Is 100 Mbps enough for a household?

100 Mbps handles most households of 2–4 people with HD streaming, video calls, and casual gaming. It may feel tight with multiple 4K streams or competitive gaming. For future-proofing, 200–300 Mbps is a good choice at today's prices.

How do I check my current internet speed?

Use speedtest.net (Ookla) or fast.com for a reliable measurement. For the most accurate result, connect your device directly to the router with an Ethernet cable and run the test when no one else is using the internet.

How fast does my internet need to be?

Depends on usage. Solo user, basic browsing + occasional video: 25 Mbps. Solo with frequent streaming/video calls: 50-100 Mbps. Couple or small family with multiple devices: 100-300 Mbps. Large family or remote workers with 4K streaming: 300-500 Mbps. Power users (content creators, gamers, multiple 4K simultaneously): 500+ Mbps. Most US households are dramatically over-provisioned (paying for gigabit when their actual peak usage is 50 Mbps). Test what you actually need before paying for top-tier speeds.

Why is my upload speed so much slower than download?

Asymmetric design of most internet technologies. Cable internet (DOCSIS): upstream bandwidth is much lower than downstream by design (matches typical home use where downloads dominate). Cable 300 Mbps down typically has 20-50 Mbps up. DSL is similarly asymmetric.

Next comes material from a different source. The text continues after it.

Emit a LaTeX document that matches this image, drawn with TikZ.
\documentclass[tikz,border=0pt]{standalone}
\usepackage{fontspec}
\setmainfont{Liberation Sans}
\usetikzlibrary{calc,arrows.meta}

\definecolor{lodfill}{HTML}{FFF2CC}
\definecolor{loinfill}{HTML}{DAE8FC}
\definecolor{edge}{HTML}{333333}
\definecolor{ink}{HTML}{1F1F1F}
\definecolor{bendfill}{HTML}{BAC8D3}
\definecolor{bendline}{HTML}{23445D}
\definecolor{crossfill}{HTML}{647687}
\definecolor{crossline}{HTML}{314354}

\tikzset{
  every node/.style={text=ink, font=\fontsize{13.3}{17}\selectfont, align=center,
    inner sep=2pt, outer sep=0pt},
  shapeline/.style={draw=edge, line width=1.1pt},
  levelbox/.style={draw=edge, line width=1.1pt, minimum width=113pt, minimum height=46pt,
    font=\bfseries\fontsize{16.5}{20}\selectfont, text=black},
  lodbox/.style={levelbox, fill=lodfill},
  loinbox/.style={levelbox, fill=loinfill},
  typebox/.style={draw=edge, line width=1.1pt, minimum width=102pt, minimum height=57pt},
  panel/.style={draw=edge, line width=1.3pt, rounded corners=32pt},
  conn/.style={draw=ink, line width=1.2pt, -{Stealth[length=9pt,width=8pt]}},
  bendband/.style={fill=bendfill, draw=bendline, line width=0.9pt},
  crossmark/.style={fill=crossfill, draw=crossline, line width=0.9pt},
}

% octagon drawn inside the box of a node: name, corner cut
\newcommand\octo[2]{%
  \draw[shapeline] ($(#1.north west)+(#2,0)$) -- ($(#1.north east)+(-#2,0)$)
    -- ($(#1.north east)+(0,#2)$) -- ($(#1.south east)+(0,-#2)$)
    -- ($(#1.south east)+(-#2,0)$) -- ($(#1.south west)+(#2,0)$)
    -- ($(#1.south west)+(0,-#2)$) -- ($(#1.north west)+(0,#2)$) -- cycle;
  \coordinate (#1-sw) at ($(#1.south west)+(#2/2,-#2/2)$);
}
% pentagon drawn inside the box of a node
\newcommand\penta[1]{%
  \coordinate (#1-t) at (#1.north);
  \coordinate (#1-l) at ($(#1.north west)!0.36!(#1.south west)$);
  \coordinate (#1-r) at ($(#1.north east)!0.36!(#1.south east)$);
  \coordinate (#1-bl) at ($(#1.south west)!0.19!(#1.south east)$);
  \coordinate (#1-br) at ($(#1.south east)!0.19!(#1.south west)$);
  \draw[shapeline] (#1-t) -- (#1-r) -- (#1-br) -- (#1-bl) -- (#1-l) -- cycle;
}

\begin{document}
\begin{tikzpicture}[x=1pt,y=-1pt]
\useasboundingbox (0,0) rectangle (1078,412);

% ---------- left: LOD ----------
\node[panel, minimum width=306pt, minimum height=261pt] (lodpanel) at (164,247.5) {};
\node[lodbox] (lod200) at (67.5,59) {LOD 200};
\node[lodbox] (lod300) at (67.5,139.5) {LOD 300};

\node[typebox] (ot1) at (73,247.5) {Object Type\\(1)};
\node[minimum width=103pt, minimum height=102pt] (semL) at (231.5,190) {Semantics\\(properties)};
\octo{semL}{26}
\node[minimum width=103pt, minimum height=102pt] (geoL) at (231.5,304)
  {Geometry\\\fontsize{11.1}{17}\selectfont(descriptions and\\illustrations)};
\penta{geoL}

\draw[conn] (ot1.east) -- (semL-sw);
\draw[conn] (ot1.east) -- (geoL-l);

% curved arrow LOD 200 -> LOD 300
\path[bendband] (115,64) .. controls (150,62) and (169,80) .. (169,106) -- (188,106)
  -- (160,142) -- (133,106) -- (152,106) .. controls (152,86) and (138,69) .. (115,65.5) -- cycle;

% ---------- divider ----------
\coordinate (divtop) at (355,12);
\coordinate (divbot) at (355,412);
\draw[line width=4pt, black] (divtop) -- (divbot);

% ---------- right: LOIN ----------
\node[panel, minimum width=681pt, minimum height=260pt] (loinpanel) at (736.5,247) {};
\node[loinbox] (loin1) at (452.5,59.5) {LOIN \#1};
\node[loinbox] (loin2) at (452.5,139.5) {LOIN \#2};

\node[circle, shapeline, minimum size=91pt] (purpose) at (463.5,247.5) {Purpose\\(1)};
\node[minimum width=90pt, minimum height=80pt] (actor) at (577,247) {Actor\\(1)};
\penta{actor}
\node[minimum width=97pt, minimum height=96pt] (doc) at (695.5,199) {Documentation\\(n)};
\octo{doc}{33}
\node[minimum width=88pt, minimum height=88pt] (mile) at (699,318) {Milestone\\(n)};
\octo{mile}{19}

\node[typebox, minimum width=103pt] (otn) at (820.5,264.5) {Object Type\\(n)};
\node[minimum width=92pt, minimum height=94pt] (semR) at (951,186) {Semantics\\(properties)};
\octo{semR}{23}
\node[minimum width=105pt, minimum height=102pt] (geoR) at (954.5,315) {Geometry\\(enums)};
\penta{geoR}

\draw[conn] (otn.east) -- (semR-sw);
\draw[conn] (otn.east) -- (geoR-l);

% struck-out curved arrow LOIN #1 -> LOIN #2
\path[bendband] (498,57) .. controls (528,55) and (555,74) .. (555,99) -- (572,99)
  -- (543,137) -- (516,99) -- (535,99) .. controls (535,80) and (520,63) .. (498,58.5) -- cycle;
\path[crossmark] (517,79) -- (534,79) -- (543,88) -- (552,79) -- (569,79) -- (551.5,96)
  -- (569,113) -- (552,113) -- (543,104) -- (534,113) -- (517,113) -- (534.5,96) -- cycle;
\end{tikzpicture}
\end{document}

Fiber (FTTH): symmetric — typically same speed up and down (300 Mbps both ways, 1 Gbps both ways). Satellite: highly asymmetric and constrained on upload. Cellular: variable. For most home users, asymmetric is fine because they don't upload much. Remote workers doing video calls, content creators uploading regularly, photographers cloud-backing-up large files benefit dramatically from symmetric fiber.

What's a good ping for gaming?

Under 30ms is excellent; 30-50ms is good; 50-80ms is playable but noticeable in competitive games; 80-120ms is laggy in many games; 120+ is poor. Fiber typically achieves 5-15ms to nearby servers. Cable: 15-30ms. The ping depends on: distance to the game server (geographically distant servers add 50-100ms), your home network (cheap routers add 5-10ms), wireless vs wired (wired typically 2-5ms better), ISP routing efficiency. For competitive gaming: wired Ethernet to a high-quality router with fiber or premium cable internet.

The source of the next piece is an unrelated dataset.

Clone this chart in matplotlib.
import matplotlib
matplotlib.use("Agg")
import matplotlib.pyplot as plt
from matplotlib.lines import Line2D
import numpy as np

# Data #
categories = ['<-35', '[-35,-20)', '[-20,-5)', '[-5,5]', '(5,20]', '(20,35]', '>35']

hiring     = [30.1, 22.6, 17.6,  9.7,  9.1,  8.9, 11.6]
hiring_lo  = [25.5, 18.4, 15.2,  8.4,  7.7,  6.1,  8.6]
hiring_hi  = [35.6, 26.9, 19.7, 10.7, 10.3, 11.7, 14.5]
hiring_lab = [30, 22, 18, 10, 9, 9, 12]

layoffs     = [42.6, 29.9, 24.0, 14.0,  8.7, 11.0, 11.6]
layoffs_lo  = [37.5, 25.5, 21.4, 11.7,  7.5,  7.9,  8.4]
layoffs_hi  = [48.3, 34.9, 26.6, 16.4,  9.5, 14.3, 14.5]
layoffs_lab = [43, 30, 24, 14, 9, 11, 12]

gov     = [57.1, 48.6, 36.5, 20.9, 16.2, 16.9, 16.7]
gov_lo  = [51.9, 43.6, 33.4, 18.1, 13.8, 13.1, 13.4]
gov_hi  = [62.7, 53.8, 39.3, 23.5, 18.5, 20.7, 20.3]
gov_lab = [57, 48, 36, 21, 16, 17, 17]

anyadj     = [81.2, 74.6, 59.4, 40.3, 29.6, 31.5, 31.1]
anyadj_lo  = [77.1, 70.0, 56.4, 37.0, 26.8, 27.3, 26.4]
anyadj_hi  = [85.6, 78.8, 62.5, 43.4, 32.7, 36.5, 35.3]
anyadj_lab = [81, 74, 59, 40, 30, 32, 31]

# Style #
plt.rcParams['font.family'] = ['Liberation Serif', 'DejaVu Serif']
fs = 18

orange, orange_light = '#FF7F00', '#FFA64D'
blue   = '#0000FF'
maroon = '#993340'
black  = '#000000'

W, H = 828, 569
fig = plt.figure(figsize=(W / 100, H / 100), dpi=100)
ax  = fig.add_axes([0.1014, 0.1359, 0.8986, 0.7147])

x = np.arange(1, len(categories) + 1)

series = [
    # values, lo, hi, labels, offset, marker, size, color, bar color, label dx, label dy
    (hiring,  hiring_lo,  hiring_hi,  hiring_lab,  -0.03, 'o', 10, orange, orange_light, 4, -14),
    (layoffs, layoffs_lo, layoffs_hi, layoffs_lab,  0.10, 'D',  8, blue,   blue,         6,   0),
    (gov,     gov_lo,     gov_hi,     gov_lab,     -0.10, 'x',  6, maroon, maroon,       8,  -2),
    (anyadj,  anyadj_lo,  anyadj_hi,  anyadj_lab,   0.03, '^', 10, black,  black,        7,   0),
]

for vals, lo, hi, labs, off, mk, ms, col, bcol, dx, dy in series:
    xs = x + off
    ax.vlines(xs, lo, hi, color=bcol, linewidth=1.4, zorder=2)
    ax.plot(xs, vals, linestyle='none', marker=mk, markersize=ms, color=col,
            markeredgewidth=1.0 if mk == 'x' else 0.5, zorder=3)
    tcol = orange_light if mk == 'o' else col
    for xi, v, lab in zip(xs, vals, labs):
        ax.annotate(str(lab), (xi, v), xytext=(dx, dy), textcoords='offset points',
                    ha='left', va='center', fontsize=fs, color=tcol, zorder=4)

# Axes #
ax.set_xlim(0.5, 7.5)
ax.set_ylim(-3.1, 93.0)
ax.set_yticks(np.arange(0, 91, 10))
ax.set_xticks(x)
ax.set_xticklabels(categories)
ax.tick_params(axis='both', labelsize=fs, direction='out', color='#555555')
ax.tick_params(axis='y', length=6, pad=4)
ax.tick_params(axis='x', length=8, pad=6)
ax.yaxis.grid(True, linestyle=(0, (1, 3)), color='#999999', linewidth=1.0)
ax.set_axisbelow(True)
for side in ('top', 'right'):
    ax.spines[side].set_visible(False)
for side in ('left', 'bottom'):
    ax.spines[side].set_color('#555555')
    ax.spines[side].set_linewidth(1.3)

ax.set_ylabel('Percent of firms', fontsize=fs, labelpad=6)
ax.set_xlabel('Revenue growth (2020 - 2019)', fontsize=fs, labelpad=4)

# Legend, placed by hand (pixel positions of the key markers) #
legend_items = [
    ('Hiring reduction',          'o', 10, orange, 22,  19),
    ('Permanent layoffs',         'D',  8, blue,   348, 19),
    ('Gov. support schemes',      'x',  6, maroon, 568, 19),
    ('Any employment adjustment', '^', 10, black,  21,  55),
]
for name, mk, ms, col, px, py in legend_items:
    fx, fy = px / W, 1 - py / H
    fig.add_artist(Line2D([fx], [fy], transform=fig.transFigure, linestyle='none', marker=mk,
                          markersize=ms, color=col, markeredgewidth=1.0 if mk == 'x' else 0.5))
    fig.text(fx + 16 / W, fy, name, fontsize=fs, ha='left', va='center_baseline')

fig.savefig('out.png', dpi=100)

Why does my speed test show different results each time?

Multiple factors vary. Time of day: peak usage hours (7-10 PM) sometimes see throttling or congestion. Server load: speed tests measure to a server; if the test server is busy, results are lower. Network congestion: your ISP's backbone, the test server's bandwidth, and intervening networks all contribute. WiFi interference: neighboring networks, microwaves (2.4 GHz), Bluetooth devices. Device performance: an older phone can't process as much data as a newer laptop. For consistent benchmarking: test at the same time of day on the same device with same connection method (wired vs WiFi).

Should I get fiber or cable internet?

Fiber wins on technical merits when available. Pros: faster typical speeds (often gigabit available), symmetric upload (often equal to download), lower latency (5-15ms), more reliable in storms. Cons: less widely available than cable, sometimes slightly more expensive. Cable: pros: widely available across US, often competitive pricing. Cons: asymmetric (much slower upload), higher latency than fiber, occasional outages. For most users where both are available: fiber is the better choice if pricing is reasonable. For remote workers, content creators, and gamers: fiber is dramatically better. For light users: either works fine and price/availability decides. Check availability at your address via your local providers' websites; major fiber providers include AT&T, Verizon, Frontier, Google Fiber, and various regional companies.